*Information shown*.

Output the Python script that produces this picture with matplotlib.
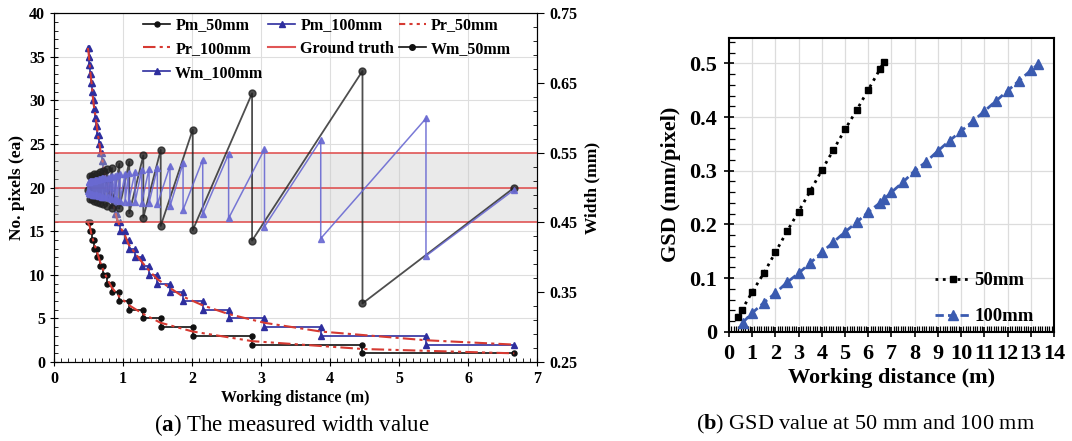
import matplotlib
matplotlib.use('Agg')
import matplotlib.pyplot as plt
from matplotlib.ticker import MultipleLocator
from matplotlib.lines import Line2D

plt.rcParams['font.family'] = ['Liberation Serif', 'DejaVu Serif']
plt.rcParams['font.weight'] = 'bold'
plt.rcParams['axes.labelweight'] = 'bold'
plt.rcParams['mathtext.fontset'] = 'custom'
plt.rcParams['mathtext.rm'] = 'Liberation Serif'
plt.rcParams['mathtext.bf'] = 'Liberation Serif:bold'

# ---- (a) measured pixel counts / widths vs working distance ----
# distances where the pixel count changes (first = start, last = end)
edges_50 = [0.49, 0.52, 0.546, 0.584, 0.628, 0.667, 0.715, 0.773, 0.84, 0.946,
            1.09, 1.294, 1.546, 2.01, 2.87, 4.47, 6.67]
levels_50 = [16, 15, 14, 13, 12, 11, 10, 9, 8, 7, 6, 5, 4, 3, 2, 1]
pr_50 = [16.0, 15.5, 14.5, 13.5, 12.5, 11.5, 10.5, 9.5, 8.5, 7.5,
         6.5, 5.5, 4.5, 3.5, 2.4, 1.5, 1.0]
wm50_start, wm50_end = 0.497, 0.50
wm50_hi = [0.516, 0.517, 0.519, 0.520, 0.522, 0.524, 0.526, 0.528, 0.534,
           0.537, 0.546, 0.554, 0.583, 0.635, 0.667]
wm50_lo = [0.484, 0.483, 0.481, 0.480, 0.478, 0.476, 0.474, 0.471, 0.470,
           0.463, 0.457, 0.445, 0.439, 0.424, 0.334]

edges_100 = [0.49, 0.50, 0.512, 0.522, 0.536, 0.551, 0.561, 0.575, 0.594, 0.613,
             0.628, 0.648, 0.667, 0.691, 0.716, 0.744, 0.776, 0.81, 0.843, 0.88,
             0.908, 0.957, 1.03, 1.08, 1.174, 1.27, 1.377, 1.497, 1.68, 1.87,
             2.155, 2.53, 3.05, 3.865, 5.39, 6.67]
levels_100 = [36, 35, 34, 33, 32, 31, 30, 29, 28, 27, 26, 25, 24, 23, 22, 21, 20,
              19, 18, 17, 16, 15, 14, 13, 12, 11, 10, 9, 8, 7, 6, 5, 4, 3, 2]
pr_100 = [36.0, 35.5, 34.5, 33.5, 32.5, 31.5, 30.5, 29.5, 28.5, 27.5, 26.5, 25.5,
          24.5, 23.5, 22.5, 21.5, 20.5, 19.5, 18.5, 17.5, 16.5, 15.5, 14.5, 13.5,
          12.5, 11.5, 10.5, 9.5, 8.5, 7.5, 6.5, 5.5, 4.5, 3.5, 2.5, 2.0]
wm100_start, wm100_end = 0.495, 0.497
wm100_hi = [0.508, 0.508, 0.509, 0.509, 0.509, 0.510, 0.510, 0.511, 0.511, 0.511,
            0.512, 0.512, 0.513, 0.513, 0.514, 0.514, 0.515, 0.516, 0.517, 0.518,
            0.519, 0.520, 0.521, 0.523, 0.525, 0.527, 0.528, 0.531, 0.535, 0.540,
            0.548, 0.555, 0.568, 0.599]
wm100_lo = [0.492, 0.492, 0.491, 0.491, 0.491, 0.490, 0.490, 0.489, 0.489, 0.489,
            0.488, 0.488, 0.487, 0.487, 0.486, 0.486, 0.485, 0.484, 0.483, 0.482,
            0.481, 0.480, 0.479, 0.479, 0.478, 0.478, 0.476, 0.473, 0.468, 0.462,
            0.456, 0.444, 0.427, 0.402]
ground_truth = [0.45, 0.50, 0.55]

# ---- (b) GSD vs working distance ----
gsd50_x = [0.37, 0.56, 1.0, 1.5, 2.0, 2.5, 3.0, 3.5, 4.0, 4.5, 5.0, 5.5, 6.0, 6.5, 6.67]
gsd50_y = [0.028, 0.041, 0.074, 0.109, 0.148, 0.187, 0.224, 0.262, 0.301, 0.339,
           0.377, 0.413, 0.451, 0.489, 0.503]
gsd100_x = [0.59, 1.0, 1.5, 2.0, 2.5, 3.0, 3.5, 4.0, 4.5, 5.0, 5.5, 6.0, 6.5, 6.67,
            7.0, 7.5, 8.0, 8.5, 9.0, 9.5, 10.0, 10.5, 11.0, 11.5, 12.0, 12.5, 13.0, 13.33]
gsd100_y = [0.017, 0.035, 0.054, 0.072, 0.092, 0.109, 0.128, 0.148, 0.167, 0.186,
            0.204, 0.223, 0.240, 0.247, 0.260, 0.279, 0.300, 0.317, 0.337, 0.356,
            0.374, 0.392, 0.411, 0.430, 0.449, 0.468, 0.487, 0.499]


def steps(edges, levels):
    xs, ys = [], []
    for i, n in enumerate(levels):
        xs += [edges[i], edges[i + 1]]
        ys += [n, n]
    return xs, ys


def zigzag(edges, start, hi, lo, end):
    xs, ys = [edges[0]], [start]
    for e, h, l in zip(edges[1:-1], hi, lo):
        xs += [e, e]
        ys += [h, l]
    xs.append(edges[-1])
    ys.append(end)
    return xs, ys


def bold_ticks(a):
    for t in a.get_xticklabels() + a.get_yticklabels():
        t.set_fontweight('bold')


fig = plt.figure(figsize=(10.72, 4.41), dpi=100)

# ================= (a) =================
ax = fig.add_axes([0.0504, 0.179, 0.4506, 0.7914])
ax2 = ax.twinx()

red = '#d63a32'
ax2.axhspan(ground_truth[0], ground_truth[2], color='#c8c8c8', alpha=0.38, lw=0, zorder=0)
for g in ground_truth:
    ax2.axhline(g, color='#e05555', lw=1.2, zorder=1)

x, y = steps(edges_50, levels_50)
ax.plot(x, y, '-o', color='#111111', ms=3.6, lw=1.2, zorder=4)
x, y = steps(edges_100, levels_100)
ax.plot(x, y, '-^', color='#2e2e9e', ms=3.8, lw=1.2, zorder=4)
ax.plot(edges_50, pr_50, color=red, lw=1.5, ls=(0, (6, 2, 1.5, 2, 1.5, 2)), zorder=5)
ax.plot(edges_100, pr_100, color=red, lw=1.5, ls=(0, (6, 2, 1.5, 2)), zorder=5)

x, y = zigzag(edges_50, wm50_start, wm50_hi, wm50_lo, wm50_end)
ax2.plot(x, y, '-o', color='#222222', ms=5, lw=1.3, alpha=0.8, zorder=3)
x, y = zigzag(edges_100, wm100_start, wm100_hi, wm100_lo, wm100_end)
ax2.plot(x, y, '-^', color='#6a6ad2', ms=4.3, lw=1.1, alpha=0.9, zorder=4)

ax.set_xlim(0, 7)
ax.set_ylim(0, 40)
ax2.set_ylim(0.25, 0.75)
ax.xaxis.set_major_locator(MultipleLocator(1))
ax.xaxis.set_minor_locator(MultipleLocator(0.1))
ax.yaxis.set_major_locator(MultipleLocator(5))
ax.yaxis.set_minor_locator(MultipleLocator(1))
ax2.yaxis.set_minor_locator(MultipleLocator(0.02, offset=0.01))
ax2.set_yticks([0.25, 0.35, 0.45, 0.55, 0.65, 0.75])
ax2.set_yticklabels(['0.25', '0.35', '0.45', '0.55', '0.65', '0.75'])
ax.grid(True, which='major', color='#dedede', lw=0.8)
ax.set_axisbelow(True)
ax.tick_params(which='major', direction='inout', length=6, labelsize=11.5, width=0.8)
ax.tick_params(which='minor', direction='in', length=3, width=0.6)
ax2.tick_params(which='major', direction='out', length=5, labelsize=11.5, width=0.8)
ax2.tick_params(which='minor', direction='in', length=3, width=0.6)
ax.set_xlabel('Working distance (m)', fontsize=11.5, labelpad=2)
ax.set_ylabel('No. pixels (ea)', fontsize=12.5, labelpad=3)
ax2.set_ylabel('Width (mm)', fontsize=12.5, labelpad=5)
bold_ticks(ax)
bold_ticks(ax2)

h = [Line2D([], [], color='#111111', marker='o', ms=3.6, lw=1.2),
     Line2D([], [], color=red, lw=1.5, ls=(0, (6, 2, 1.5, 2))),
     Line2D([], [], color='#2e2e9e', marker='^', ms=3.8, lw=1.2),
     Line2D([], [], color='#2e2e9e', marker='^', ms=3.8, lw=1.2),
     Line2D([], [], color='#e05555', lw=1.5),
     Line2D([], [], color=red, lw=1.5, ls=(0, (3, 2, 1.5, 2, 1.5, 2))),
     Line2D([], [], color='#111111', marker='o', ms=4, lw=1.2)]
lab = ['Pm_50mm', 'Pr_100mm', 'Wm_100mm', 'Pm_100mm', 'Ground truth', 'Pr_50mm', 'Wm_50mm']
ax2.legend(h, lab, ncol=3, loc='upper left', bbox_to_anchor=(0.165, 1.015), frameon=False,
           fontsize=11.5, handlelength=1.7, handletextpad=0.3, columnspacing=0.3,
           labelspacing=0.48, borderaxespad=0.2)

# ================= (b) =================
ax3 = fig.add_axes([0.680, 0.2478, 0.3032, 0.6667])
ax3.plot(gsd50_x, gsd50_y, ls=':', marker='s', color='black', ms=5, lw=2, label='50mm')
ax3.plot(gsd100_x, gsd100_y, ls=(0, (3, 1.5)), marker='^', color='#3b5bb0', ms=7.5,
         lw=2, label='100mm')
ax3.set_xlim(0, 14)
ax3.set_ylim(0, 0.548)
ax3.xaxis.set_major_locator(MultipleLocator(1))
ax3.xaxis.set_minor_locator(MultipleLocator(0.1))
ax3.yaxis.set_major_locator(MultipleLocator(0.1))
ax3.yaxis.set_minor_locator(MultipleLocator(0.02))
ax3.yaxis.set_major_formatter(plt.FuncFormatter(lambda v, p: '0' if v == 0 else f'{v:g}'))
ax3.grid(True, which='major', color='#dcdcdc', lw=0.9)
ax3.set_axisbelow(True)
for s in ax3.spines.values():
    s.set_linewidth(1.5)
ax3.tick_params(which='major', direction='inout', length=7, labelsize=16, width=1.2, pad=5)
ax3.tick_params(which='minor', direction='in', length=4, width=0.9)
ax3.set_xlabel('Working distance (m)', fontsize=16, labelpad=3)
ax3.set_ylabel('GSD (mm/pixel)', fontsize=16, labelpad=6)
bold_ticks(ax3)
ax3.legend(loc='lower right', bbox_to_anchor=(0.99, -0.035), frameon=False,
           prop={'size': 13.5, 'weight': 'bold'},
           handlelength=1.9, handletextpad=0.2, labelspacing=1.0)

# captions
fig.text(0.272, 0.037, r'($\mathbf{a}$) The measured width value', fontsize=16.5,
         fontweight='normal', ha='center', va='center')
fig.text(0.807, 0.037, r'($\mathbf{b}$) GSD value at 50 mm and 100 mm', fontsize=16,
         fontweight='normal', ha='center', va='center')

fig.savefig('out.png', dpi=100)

*What needs to be done*.
Exactly as written, please give again the lines from the beginning of the listing through the line containing "from matplotlib.lines import Line2D", inclusive, without any pictures.

*Written solution*.
Output the Python script that produces this picture with matplotlib.
import matplotlib
matplotlib.use('Agg')
import matplotlib.pyplot as plt
from matplotlib.ticker import MultipleLocator
from matplotlib.lines import Line2D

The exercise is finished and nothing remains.